A Glimmer of Relief, A Story of Injustice
Madumere’s warning came on the heels of a jail delivery exercise led by the Chief Judge of Rivers State, Justice Simeon Amadi, which saw 21 inmates released from the overcrowded prison.
Among them was Gospel Nwibari, whose story shocked many: arrested in 2007 at just 14 years old, he spent 18 years behind bars without ever standing trial.
“Some of these inmates had no case files, no charges we could trace,” Justice Amadi explained. “Continuing to detain them serves no purpose. It does not serve justice.”
He encouraged those released to seize this second chance at life—and resist the pull of crime.
Justice Delayed, But Not Denied
The jail delivery initiative is part of a broader effort to decongest correctional centres and address the bottlenecks plaguing Nigeria’s legal system.
For too long, thousands of Nigerians have languished in prison for minor offences—or for no proven offences at all—simply because of slow legal processes, missing files, or unresponsive systems.
Justice Amadi reiterated the judiciary’s commitment to reforming the criminal justice system, saying their goal is not only to dispense justice but to uphold the rights and dignity of every detainee.
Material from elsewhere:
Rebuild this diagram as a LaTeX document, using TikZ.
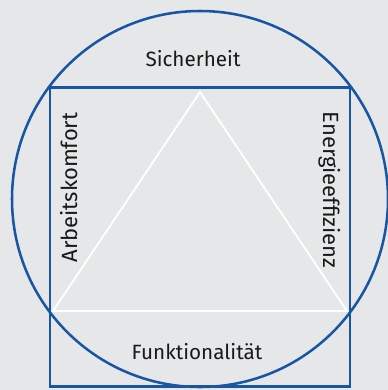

More Than Numbers—These Are Lives
What’s happening at the Port Harcourt Correctional Centre is more than a logistical issue—it’s a human one. For every statistic, there is a face. A story. A Gospel Nwibari who spent nearly two decades in prison waiting for a day in court that never came.
Unless urgent steps are taken by the government and justice institutions, many more could suffer similar fates. The warning from Controller Madumere is clear: the system is stretched to its limits.
And the time to act is now.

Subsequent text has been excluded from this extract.